Monday, March 05, 2012
But it wasn't always this way.
Um, Susie, you might want to rethink that, you say. Time has always been moving at the same speed...
Well, yes, but I've concluded that the amount of time you've already lived determines the speed, based on how much "life" has been in each day.
Wha'cha mean? you ask.
Well, when you're young -- say a mere 3 or 4 years old -- time is very slow because your experiences are very limited at that point. You don't have a lot in your mind yet -- active imagination or not. Add in a bunch of years worth of memories and thoughts and experiences, and it begins to speed up a bit...i.e. through a crowded cranium.
Okay. Okay.

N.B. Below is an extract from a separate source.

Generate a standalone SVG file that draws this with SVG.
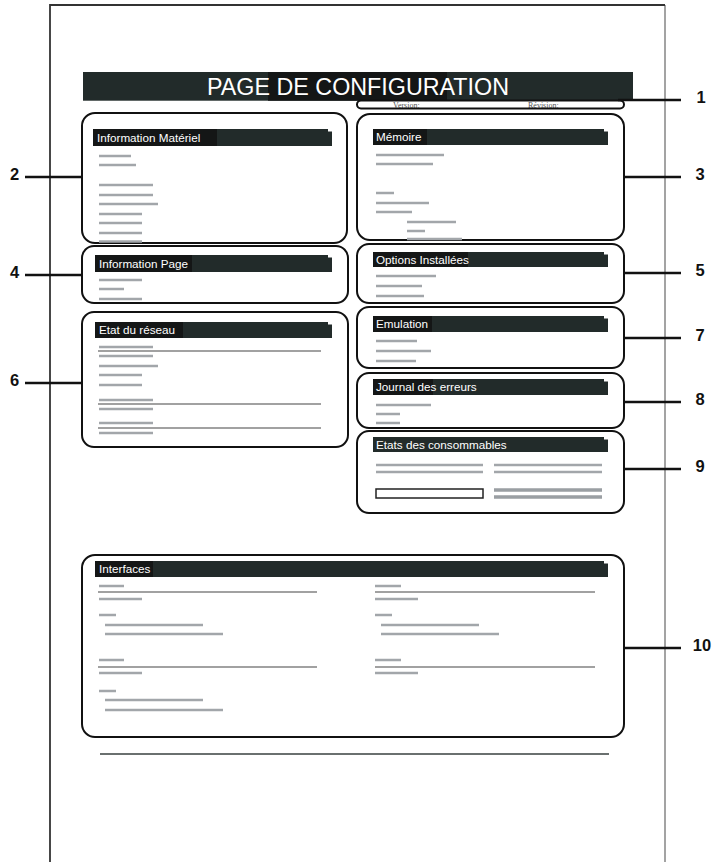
<svg xmlns="http://www.w3.org/2000/svg" width="718" height="862" viewBox="0 0 718 862">
<style>
.box{fill:none;stroke:#111;stroke-width:2}
.hdr{fill:#222b2a}
.hl{fill:#141616}
.ht{font-family:"Liberation Sans",Arial,sans-serif;font-size:11.7px;fill:#fff}
.ph{stroke:#a2a6aa;stroke-width:2.6;fill:none}
.ph2{stroke:#9a9fa3;stroke-width:3.4;fill:none}
.rule{stroke:#444;stroke-width:1.2;fill:none}
.lbl{font-family:"Liberation Sans",Arial,sans-serif;font-size:16.5px;font-weight:bold;fill:#111;text-anchor:middle}
.con{stroke:#111;stroke-width:2.6;fill:none}
.ver{font-family:"Liberation Serif","Times New Roman",serif;font-size:8px;fill:#555}
</style>
<rect width="718" height="862" fill="#fff"/>
<g id="page">
<path d="M665,5 V862" stroke="#666" stroke-width="1.2" fill="none"/>
<path d="M50,862 V5 H665" stroke="#333" stroke-width="1.8" fill="none"/>
<line x1="100" y1="754" x2="609" y2="754" stroke="#6a706f" stroke-width="2"/>
</g>
<g id="title">
<rect x="83" y="72" width="550" height="28.7" class="hdr"/>
<rect x="268" y="72" width="179" height="28.7" class="hl"/>
<text x="358" y="95" font-family="Liberation Sans,Arial,sans-serif" font-size="23.5" fill="#fff" text-anchor="middle" textLength="302" lengthAdjust="spacingAndGlyphs">PAGE DE CONFIGURATION</text>
</g>
<g id="n1">
<text x="393" y="107.5" class="ver">Version:</text>
<text x="528" y="107.5" class="ver">Révision:</text>
<rect x="357" y="100.5" width="267" height="8" rx="4" class="box"/>
</g>
<g id="n2">
<rect x="82" y="113" width="265" height="130" rx="13" class="box"/>
<path d="M93,129 H328 V131.5 H332 V146 H93 Z" class="hdr"/>
<rect x="93" y="129" width="124" height="17" class="hl"/>
<text x="97" y="141.5" class="ht">Information Matériel</text>
<path class="ph" d="M99,156H131M99,165H136M99,185H153M99,195H153M99,204H158M99,214H142M99,223H142M99,233H142M99,241.5H142"/>
</g>
<g id="n3">
<rect x="357" y="114" width="267" height="126" rx="13" class="box"/>
<path d="M373,129 H604 V131.5 H608 V145 H373 Z" class="hdr"/>
<rect x="373" y="129" width="54" height="16" class="hl"/>
<text x="376" y="141" class="ht">Mémoire</text>
<path class="ph" d="M376,155H444M376,164H433M376,193H394M376,203H429M376,212H412M407,222H456M407,231H425M407,239H462"/>
</g>
<g id="n4">
<rect x="82" y="246" width="266" height="57" rx="12" class="box"/>
<path d="M95,255 H328 V257.5 H332 V272 H95 Z" class="hdr"/>
<rect x="95" y="255" width="97" height="17" class="hl"/>
<text x="99" y="267.5" class="ht">Information Page</text>
<path class="ph" d="M99,280H142M99,289H124M99,299H142"/>
</g>
<g id="n5">
<rect x="357" y="244" width="267" height="59" rx="12" class="box"/>
<path d="M373,252 H604 V254.5 H608 V267 H373 Z" class="hdr"/>
<rect x="373" y="252" width="95" height="15" class="hl"/>
<text x="376" y="263.5" class="ht">Options Installées</text>
<path class="ph" d="M376,276H436M376,286H422M376,296H424"/>
</g>
<g id="n6">
<rect x="82" y="312" width="266" height="135" rx="12" class="box"/>
<path d="M95,322 H328 V324.5 H332 V338 H95 Z" class="hdr"/>
<rect x="95" y="322" width="88" height="16" class="hl"/>
<text x="99" y="334" class="ht">Etat du réseau</text>
<path class="ph" d="M99,347H153M99,356H153M99,366H158M99,375H142M99,385H142M99,400H153M99,409H153M99,423H153M99,433H153"/>
<path class="rule" d="M98,351H321M98,404H321M98,428H321"/>
</g>
<g id="n7">
<rect x="357" y="307" width="267" height="61" rx="12" class="box"/>
<path d="M373,316 H604 V318.5 H608 V332 H373 Z" class="hdr"/>
<rect x="373" y="316" width="59" height="16" class="hl"/>
<text x="376" y="328" class="ht">Emulation</text>
<path class="ph" d="M376,341H417M376,351H431M376,361H416"/>
</g>
<g id="n8">
<rect x="357" y="373" width="267" height="55" rx="12" class="box"/>
<path d="M373,379 H604 V381.5 H608 V395 H373 Z" class="hdr"/>
<rect x="373" y="379" width="60" height="16" class="hl"/>
<text x="376" y="391" class="ht">Journal des erreurs</text>
<path class="ph" d="M376,405H431M376,414H400M376,423H400"/>
</g>
<g id="n9">
<rect x="357" y="431" width="267" height="82" rx="12" class="box"/>
<path d="M373,437 H604 V439.5 H608 V452 H373 Z" class="hdr"/>
<text x="376" y="448.5" class="ht">Etats des consommables</text>
<path class="ph" d="M376,465H483M376,472H483M494,465H602M494,472H602"/>
<path class="ph2" d="M494,490H602M494,497H602"/>
<rect x="376" y="489" width="107" height="9" fill="#fff" stroke="#222" stroke-width="1.5"/>
</g>
<g id="n10">
<rect x="82" y="555" width="542" height="182" rx="13" class="box"/>
<path d="M95,561 H604 V563.5 H608 V577 H95 Z" class="hdr"/>
<rect x="95" y="561" width="58" height="16" class="hl"/>
<text x="99" y="573" class="ht">Interfaces</text>
<path class="ph" d="M99,586H124M99,599H142M99,615H116M105,625H203M105,634H223M99,660H124M99,673H142M99,691H116M105,700H203M105,710H223"/>
<path class="ph" d="M375,586H401M375,599H418M375,615H392M381,625H479M381,634H499M375,660H401M375,673H418"/>
<path class="rule" d="M98,592H317M98,667H317M375,592H595M375,667H595"/>
</g>
<g id="connectors">
<path class="con" d="M618,100H681M25,177H82M624,177H681M25,275H82M624,273H681M25,383H82M624,338H681M624,402H681M624,469H681M624,648H681"/>
</g>
<g id="labels">
<text x="701" y="103" class="lbl">1</text>
<text x="14.5" y="180" class="lbl">2</text>
<text x="700" y="180" class="lbl">3</text>
<text x="14.5" y="278" class="lbl">4</text>
<text x="700" y="276" class="lbl">5</text>
<text x="14.5" y="386" class="lbl">6</text>
<text x="700" y="341" class="lbl">7</text>
<text x="700" y="405" class="lbl">8</text>
<text x="700" y="472" class="lbl">9</text>
<text x="702" y="651" class="lbl">10</text>
</g>
</svg>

So it's not necessarily scientific or completely logical, but it's there, even if I can't put my thoughts in exact words.
So I'm sitting in my living room this morning -- long before the world of "Feete" has begun to pitter-pat -- and I begin to think about it. How much unnecessary stuff crowds our lives? What are we doing that I didn't do when I was young?

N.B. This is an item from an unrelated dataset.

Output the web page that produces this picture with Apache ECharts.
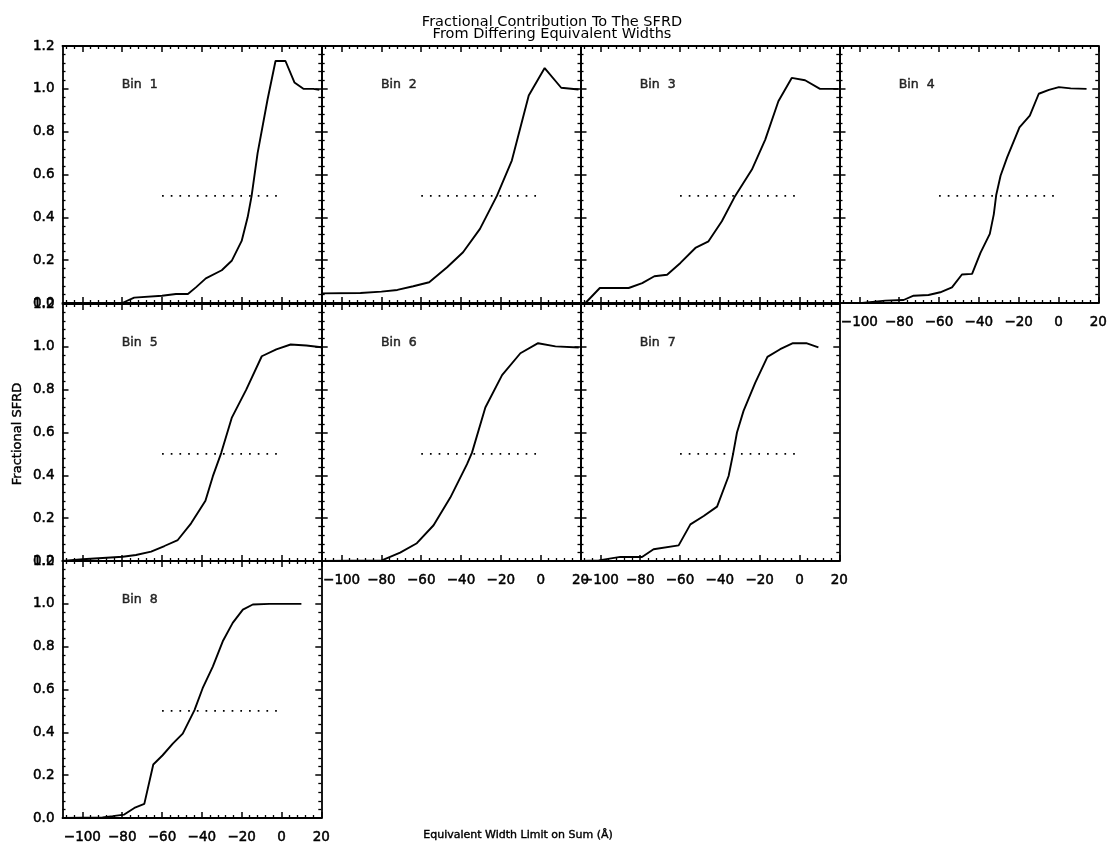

The first thought that came to mind was technology.
While I grew up with a computer -- a Commodore 64 to start with -- from about 14 years old onward, we didn't have the Internet yet. We certainly didn't have the World Wide Web or streaming television or YouTube or Facebook or...or...or... Heck, we didn't even have e-mail yet. I know my dad got a CompuServe account (it was a number back then), and he could post on "bulletin boards." Since I didn't do any of that, I have no idea what it was like.
So there was no pull from that arena when we were younger.

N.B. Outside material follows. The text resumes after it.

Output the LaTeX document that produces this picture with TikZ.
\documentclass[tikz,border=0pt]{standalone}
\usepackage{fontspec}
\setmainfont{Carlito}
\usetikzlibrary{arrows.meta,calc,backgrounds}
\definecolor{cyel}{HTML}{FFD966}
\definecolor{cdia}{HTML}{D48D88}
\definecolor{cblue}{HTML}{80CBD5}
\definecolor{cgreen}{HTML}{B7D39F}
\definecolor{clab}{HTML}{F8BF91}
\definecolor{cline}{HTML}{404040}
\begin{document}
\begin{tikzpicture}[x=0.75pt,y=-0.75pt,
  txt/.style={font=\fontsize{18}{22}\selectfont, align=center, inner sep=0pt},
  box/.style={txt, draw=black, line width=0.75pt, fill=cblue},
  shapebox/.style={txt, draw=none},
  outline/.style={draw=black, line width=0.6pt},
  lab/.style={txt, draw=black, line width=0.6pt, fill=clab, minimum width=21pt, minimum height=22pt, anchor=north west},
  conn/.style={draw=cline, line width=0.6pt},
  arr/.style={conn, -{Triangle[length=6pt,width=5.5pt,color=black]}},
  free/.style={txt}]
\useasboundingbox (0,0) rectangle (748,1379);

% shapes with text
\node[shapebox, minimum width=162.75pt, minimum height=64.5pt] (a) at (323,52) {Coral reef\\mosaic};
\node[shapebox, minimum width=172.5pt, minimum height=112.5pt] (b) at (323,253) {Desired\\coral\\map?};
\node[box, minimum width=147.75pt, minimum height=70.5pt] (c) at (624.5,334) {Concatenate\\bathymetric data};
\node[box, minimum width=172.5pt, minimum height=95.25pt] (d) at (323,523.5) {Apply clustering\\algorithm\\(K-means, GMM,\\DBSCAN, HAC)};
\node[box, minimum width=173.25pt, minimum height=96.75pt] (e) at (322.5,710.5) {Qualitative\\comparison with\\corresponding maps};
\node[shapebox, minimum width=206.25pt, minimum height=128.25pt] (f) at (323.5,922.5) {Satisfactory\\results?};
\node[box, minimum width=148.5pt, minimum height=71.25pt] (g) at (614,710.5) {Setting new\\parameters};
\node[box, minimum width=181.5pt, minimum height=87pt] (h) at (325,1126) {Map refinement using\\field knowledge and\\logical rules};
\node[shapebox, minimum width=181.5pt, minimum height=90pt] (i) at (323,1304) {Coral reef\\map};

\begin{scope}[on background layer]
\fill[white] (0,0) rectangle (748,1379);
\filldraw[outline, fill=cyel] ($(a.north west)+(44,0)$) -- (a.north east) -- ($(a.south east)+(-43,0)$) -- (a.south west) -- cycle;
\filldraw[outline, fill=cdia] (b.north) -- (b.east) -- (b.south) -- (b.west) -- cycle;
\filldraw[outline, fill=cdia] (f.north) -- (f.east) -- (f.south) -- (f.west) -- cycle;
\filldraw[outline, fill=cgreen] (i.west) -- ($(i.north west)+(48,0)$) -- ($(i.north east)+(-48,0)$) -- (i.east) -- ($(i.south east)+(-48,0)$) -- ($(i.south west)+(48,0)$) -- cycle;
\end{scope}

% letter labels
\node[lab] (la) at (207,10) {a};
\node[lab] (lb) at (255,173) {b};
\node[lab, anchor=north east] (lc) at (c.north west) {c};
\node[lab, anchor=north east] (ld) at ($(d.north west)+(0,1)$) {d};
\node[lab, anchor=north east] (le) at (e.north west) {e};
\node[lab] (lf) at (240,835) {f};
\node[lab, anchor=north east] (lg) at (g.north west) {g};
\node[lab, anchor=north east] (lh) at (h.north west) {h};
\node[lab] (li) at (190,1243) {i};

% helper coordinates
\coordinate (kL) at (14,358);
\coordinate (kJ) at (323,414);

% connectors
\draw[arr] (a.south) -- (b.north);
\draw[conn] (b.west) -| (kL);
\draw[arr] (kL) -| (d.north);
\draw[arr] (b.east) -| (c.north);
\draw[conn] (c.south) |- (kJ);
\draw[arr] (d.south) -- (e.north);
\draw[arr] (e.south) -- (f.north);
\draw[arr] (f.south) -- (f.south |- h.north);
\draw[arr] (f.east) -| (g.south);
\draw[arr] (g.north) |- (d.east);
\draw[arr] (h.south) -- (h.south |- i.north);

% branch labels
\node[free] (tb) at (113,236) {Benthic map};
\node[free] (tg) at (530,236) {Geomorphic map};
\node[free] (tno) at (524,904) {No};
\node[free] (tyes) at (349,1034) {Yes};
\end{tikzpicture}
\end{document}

We played board games and yard games and went bicycling and listened to music and read books and wrote books and drew and colored and gardened and...and...and...
It was fun, and life felt...well, it felt slower.
So now I'm left wondering. Can we do the same for our children? Can we intentionally slow down life for them?
We've purposely kept them from doing too many extra-curricular activities to help preserve our family time during this short period of life called "childhood." They learn at home so there's no real homework...apart from, well, their actual schoolwork. But still the days fly by...so much so that we hit the ground running in the morning and don't stop until we 'round the bend at bedtime.
I know a few changes are on the horizon. It's just a matter of having the strength to follow through... I think it will prove to be the best of intentions.